Podrás imaginar la desesperación que experimenté en ese instante, y el resto de ese día, y los siguientes. Esa llamada me hundió por completo; si lo estaba llevando regular, y a duras penas podía decir que me estaba recuperando, que conseguía olvidarla, después de eso ya no pude más. Fue un acto de gran crueldad por su parte, aunque quizá ella pensó que era lo contrario. ¿Y por qué en ese momento, transcurridos meses desde aquella noche? No entendía nada. Estaba demacrado, me lo decían en el trabajo, y mis amigos, y mi familia, a la que procuraba evitar para que no me vieran arrastrarme como lo hacía. Vivía penando, me limitaba a sobrevivir, pálido y ojeroso, deprimido, perdida la noción de la realidad y del tiempo, siempre distraído, incapaz de hilar pensamientos. Casi perdí el trabajo, y tuve que cogerme una baja médica. Estuve tomando antidepresivos y me costó mucho rehacer una vida normal. No tanto porque no pudiera como porque no quería. Es lo que ocurre en estos casos: nuestra mente nos traiciona. Nos esforzamos mucho en autodestruirnos cuando nuestros planes nos fallan, cuando la imagen ideal que teníamos de lo que sería nuestra vida se demuestra ilusoria. Por mucho que no dependa de nosotros.

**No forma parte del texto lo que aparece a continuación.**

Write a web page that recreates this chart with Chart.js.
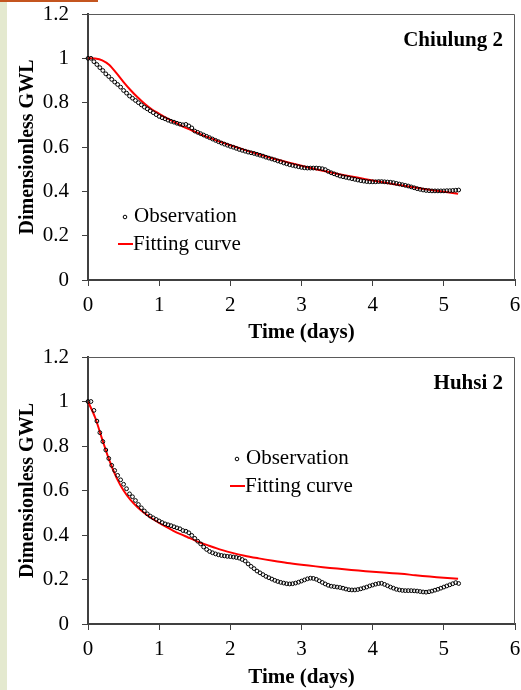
<!DOCTYPE html>
<html>
<head>
<meta charset="utf-8">
<script src="https://cdn.jsdelivr.net/npm/chart.js@4.4.0/dist/chart.umd.min.js"></script>
<style>
  html, body { margin: 0; padding: 0; background: #fff; width: 521px; height: 690px; overflow: hidden; }
  #strip { position: absolute; left: 0; top: 0; width: 7px; height: 690px; background: #e4e9cf; }
  #bar { position: absolute; left: 0; top: 0; width: 98px; height: 2px; background: #c4551f; }
  .panel { position: absolute; left: 0; width: 521px; height: 345px; }
  .panel canvas { display: block; }
</style>
</head>
<body>
<div id="strip"></div>
<div id="bar"></div>
<div class="panel" style="top:0"><canvas id="c1" width="521" height="345"></canvas></div>
<div class="panel" style="top:345px"><canvas id="c2" width="521" height="345"></canvas></div>
<script>
// Hourly observations (one value per hour, starting at day 0)
const SAMPLES_PER_DAY = 24;

const chiulungObs = [
  1.000, 1.000, 0.985, 0.972, 0.958, 0.945, 0.930, 0.918, 0.905, 0.893, 0.882, 0.870,
  0.855, 0.843, 0.830, 0.820, 0.810, 0.800, 0.790, 0.780, 0.772, 0.763, 0.755, 0.746,
  0.738, 0.732, 0.727, 0.721, 0.716, 0.712, 0.707, 0.703, 0.700, 0.702, 0.695, 0.686,
  0.672, 0.666, 0.660, 0.654, 0.648, 0.642, 0.636, 0.630, 0.624, 0.618, 0.613, 0.608,
  0.603, 0.599, 0.594, 0.589, 0.585, 0.581, 0.577, 0.574, 0.571, 0.567, 0.563, 0.559,
  0.554, 0.550, 0.546, 0.542, 0.537, 0.533, 0.528, 0.524, 0.520, 0.517, 0.514, 0.511,
  0.508, 0.506, 0.505, 0.505, 0.505, 0.505, 0.504, 0.502, 0.498, 0.490, 0.484, 0.479,
  0.474, 0.469, 0.466, 0.463, 0.460, 0.457, 0.454, 0.451, 0.448, 0.446, 0.444, 0.443,
  0.443, 0.443, 0.444, 0.444, 0.443, 0.442, 0.441, 0.439, 0.436, 0.433, 0.430, 0.427,
  0.424, 0.420, 0.416, 0.412, 0.409, 0.406, 0.404, 0.403, 0.402, 0.402, 0.402, 0.402,
  0.402, 0.403, 0.403, 0.404, 0.405, 0.406
];

const chiulungFitDays = [0, 0.1, 0.2, 0.3, 0.4, 0.5, 0.6, 0.7, 0.8, 0.9, 1.0, 1.1, 1.2, 1.3, 1.4, 1.5, 1.6, 1.7, 1.8, 1.9,
  2.0, 2.2, 2.4, 2.6, 2.8, 3.0, 3.2, 3.4, 3.6, 3.8, 4.0, 4.2, 4.4, 4.6, 4.8, 5.0, 5.2];
const chiulungFit = [1.000, 0.999, 0.991, 0.970, 0.933, 0.893, 0.856, 0.823, 0.794, 0.769, 0.750, 0.731, 0.714, 0.698,
  0.683, 0.669, 0.655, 0.642, 0.630, 0.619, 0.608, 0.587, 0.567, 0.548, 0.531, 0.515, 0.500, 0.486, 0.473, 0.461,
  0.449, 0.438, 0.427, 0.417, 0.407, 0.398, 0.389];

const huhsiObs = [
  1.000, 1.000, 0.960, 0.912, 0.860, 0.820, 0.782, 0.744, 0.713, 0.690, 0.668, 0.648,
  0.628, 0.608, 0.585, 0.572, 0.555, 0.537, 0.522, 0.508, 0.495, 0.485, 0.477, 0.470,
  0.463, 0.456, 0.450, 0.446, 0.442, 0.437, 0.432, 0.428, 0.420, 0.417, 0.410, 0.398,
  0.385, 0.372, 0.360, 0.346, 0.335, 0.326, 0.320, 0.315, 0.311, 0.308, 0.306, 0.304,
  0.303, 0.301, 0.299, 0.296, 0.290, 0.283, 0.270, 0.259, 0.249, 0.238, 0.230, 0.222,
  0.214, 0.208, 0.202, 0.196, 0.191, 0.187, 0.184, 0.181, 0.180, 0.181, 0.184, 0.188,
  0.193, 0.198, 0.203, 0.206, 0.205, 0.201, 0.194, 0.187, 0.180, 0.174, 0.170, 0.168,
  0.166, 0.164, 0.161, 0.157, 0.154, 0.153, 0.153, 0.155, 0.158, 0.162, 0.166, 0.171,
  0.175, 0.179, 0.182, 0.183, 0.178, 0.172, 0.166, 0.161, 0.156, 0.153, 0.151, 0.150,
  0.150, 0.150, 0.149, 0.148, 0.146, 0.144, 0.143, 0.145, 0.148, 0.152, 0.156, 0.161,
  0.166, 0.171, 0.176, 0.181, 0.186, 0.182
];

const huhsiFitDays = [0, 0.1, 0.2, 0.3, 0.4, 0.5, 0.6, 0.7, 0.8, 0.9, 1.0, 1.1, 1.2, 1.3, 1.4, 1.5, 1.6, 1.7, 1.8, 1.9,
  2.0, 2.2, 2.4, 2.6, 2.8, 3.0, 3.2, 3.4, 3.6, 3.8, 4.0, 4.2, 4.4, 4.6, 4.8, 5.0, 5.2];
const huhsiFit = [1.000, 0.928, 0.830, 0.735, 0.658, 0.600, 0.557, 0.524, 0.497, 0.474, 0.454, 0.436, 0.419, 0.404,
  0.390, 0.376, 0.363, 0.352, 0.341, 0.331, 0.322, 0.307, 0.295, 0.284, 0.274, 0.266, 0.259, 0.252, 0.246, 0.240,
  0.235, 0.230, 0.226, 0.219, 0.213, 0.208, 0.203];

const xTicks = { min: 0, max: 6, step: 1 };
const yTicks = { min: 0, max: 1.2, step: 0.2 };

const SERIF = '"Liberation Serif", "Times New Roman", serif';
const AXIS = '#404040';

// Panel caption (top-right) and the hand-placed legend
const annotate = {
  id: 'annotate',
  afterDraw(chart, args, opts) {
    const ctx = chart.ctx;
    const a = chart.chartArea;
    ctx.save();
    // frame on the top and right sides of the plot area
    ctx.strokeStyle = '#5a5a5a';
    ctx.lineWidth = 1;
    ctx.beginPath();
    ctx.moveTo(a.left, a.top + 0.5);
    ctx.lineTo(a.right - 0.5, a.top + 0.5);
    ctx.lineTo(a.right - 0.5, a.bottom);
    ctx.stroke();

    ctx.fillStyle = '#000';
    ctx.font = 'bold 21px ' + SERIF;
    ctx.textAlign = 'right';
    ctx.textBaseline = 'alphabetic';
    ctx.fillText(opts.caption, a.right - 12, a.top + 32);

    const lx = opts.legendX, ly = opts.legendY;
    ctx.font = '21px ' + SERIF;
    ctx.textAlign = 'left';
    ctx.textBaseline = 'middle';
    ctx.beginPath();
    ctx.arc(lx + 7, ly + 1, 1.8, 0, Math.PI * 2);
    ctx.strokeStyle = '#000';
    ctx.lineWidth = 1;
    ctx.stroke();
    ctx.fillText('Observation', lx + 16, ly);

    ctx.beginPath();
    ctx.moveTo(lx, ly + 28);
    ctx.lineTo(lx + 15, ly + 28);
    ctx.strokeStyle = '#ff0000';
    ctx.lineWidth = 2;
    ctx.stroke();
    ctx.fillText('Fitting curve', lx + 15, ly + 28);
    ctx.restore();
  }
};

function makeChart(id, p) {
  return new Chart(document.getElementById(id), {
    type: 'line',
    data: {
      datasets: [
        {
          label: 'Observation',
          data: p.obs.map((v, i) => ({ x: i / SAMPLES_PER_DAY, y: v })),
          showLine: false,
          pointRadius: 1.9,
          pointBorderWidth: 1,
          pointBorderColor: '#000',
          pointBackgroundColor: 'rgba(0,0,0,0)',
          clip: false,
          order: 0
        },
        {
          label: 'Fitting curve',
          data: p.fitDays.map((d, i) => ({ x: d, y: p.fit[i] })),
          borderColor: '#ff0000',
          borderWidth: 2,
          pointRadius: 0,
          fill: false,
          tension: 0.3,
          order: 1
        }
      ]
    },
    options: {
      animation: false,
      responsive: false,
      events: [],
      layout: { padding: { left: 0, right: 6, top: p.top, bottom: 0 } },
      plugins: {
        legend: { display: false },
        tooltip: { enabled: false },
        annotate: { caption: p.caption, legendX: p.legendX, legendY: p.legendY }
      },
      scales: {
        x: {
          type: 'linear',
          min: xTicks.min, max: xTicks.max,
          ticks: { stepSize: xTicks.step, padding: 7, color: '#000', font: { family: SERIF, size: 21 } },
          grid: { drawOnChartArea: false, drawTicks: true, tickLength: 6, tickColor: AXIS, tickWidth: 1 },
          border: { color: AXIS, width: 2 },
          title: { display: true, text: 'Time (days)', color: '#000',
                   font: { family: SERIF, size: 21, weight: 'bold' }, padding: { top: 0, bottom: 0 } },
          afterFit(s) { s.height = p.xHeight; s.paddingLeft = 0; s.paddingRight = 0; }
        },
        y: {
          type: 'linear',
          min: yTicks.min, max: yTicks.max,
          ticks: { stepSize: yTicks.step, padding: 13, color: '#000', font: { family: SERIF, size: 21 },
                   callback: v => String(Math.round(v * 10) / 10) },
          grid: { drawOnChartArea: false, drawTicks: true, tickLength: 6, tickColor: AXIS, tickWidth: 1 },
          border: { color: AXIS, width: 2 },
          title: { display: true, text: 'Dimensionless GWL', color: '#000',
                   font: { family: SERIF, size: 20, weight: 'bold' }, padding: { top: 15.5, bottom: 0 } },
          afterFit(s) { s.width = 88; s.paddingTop = 0; s.paddingBottom = 0; }
        }
      }
    },
    plugins: [annotate]
  });
}

makeChart('c1', { obs: chiulungObs, fitDays: chiulungFitDays, fit: chiulungFit, caption: 'Chiulung 2',
                  top: 14, xHeight: 65, legendX: 118, legendY: 216 });
makeChart('c2', { obs: huhsiObs, fitDays: huhsiFitDays, fit: huhsiFit, caption: 'Huhsi 2',
                  top: 12, xHeight: 66, legendX: 230, legendY: 113 });
</script>
</body>
</html>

Pasaron como dos años, y las cosas ya estaban relativamente bien. Rehíce mi vida. Me iba bien en el trabajo; había ascendido y ya estaba a punto de ser nombrado socio. Tenía una relación estable con una mujer maravillosa y salíamos regularmente con un buen grupo de amigos. Podía permitirme ciertos caprichos que, al fin y al cabo, aun de un modo un tanto prosaico, son lo que entendemos por felicidad. Fue entonces cuando mi cabeza se hizo añicos. Creo que de forma irremediable. Un día, en el estudio, estaba leyendo un titular en Twitter, un enlace a una noticia llamativa, y pinché el enlace a un periódico digital. Para mi decepción, vi que llevaba a una noticia de hacía cuatro años. Material informativo caducado, de ese que las redes sociales tan a menudo venden como nuevo. Pero en esa misma página del periódico online había otra columna que hablaba de una mujer fallecida en un accidente de tráfico, de madrugada. No pude evitar fijarme en ella, sin saber por qué; simplemente me atrajo. Ni en el titular ni el subtítulo de la noticia figuraba el nombre de la fallecida, pero sí unas iniciales que coincidían con las de Laura. Eso no significaba gran cosa, pero el corazón empezó a latirme como cuando la vi en la cafetería, como cuando recibí su última llamada. Incluso me mareé un poco, aunque no había razón alguna. La noticia era dos años anterior a nuestro encuentro, a aquel día tristemente memorable. Pero la abrí con un clic. Allí estaba. Era Laura. Los datos coincidían: nombre completo, edad, ciudad, profesión. Creyendo que me volvía loco, hice búsquedas en la red acerca de ese accidente, y entre los resultados me salió una foto de Laura, sin lugar a dudas ni equívocos. La familia anunciaba su funeral. Quedé aterrado, paralizado, como catatónico. Me encontraron en mi despacho un buen rato después; no sé cuánto tiempo transcurriría. Según me dijeron, tenía los ojos abiertos de par en par y perdidos en el infinito.

Ahora estoy en tratamiento psiquiátrico. Mi mente se ha quebrado, incapaz de comprender cómo pude estar con Laura aquel día. Un día dos años más tarde de su muerte en un accidente de tráfico. El doctor cree que nada de esto sucedió jamás. Qué sabrá él.